The Punch and Judy College of Professors are among the leading practitioners of Punch and Judy. They met in various groups during 2012 to mark the 350 anniversary of Punch's first known appearance in Britain.
Clive Chandler: Today is about the College of Professors recording what we do, and what we think about Punch and Judy to get that on the record.
Gary Wilson: I’m the youngest member of the Punch and Judy College of Professors and we’re here today to make a special video, which is part of Mr Punch’s 350th birthday celebrations.
It’s really nice to get some of the best performers around together in one place to talk about the tradition and what’s really important.
Martin Reeve: What to you is a Punch and Judy show?

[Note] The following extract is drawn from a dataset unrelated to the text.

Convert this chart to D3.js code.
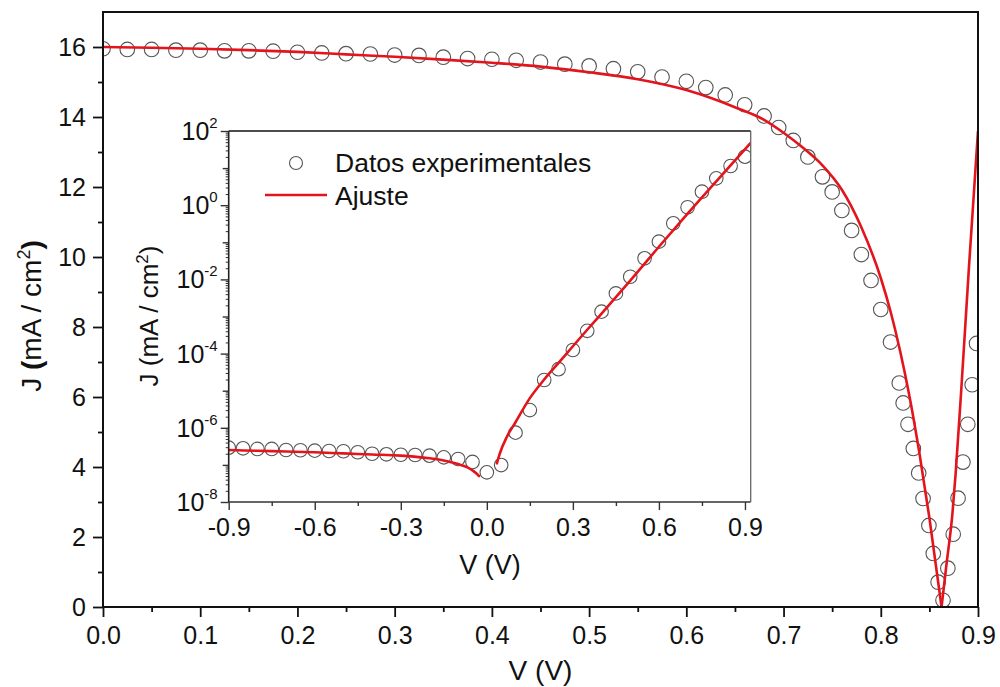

John Styles: It’s got to be irreverent…
Clive Chandler: I think it’s particularly valuable because Punch and Judy is mostly defined by other commentators, usually academics or journalists who always seem to set the agenda and therefore the perception of what we do as a craft, as an art form.
Gary Wilson: Mr Punch has always changed with the times right from when he started. I mean, Joey the Clown was added in because of Joseph Grimaldi who was like the celebrity of the day.
In my show, the devil’s got a bit of bling and I like him to be a little bit ‘street’ a little bit naughty.
Judy: There we go Mr Punch, little Asbo.
Gary Wilson: And also it’s all about topical jokes. I’ve seen people put bankers in the show and politicians. You’re always moving it on all the time.
Judy: You’re going to look after two little boys from Westminster. Make sure they play nicely together. It’s Little Dave and Little Nick.
Punch: Okey dokey. Come on Little Dave. Come on Little Nick. There’s good boys.
Clive Chandler: It’s essentially anti-establishment. Any country with political problems, street stuff disappears overnight. So for me it’s a barometer of a very healthy, English, eccentric society.
Martin Reeve: Because it’s 350 years now it’s perhaps a good time to take stock of what’s going on with the show. So it’s about how you see its future.
Clive Chandler: People had a slight sort of wobble at the end of the last century about whether it should survive and in what form. But then they think “yeah, it’s really part of… it’s a grand expression of public freedom.
Gary Wilson: I think he’s such a strong character he’ll keep going. I mean he’s always followed the crowds. Although you don’t see Punch and Judy as much on the beach these days, he’s gone to the shopping centres, the festivals, the theme parks, the schools and children’s parties as well.
Clive Chandler: We can’t dictate the future but hopefully what we’ve done today, somebody will look at it and say yeah, “that’s the thing for me” and they’ll be doing it in 5,10,15, 20 years time.
And when we’re all dead and buried, somebody will dig this up and say “look what they were doing!”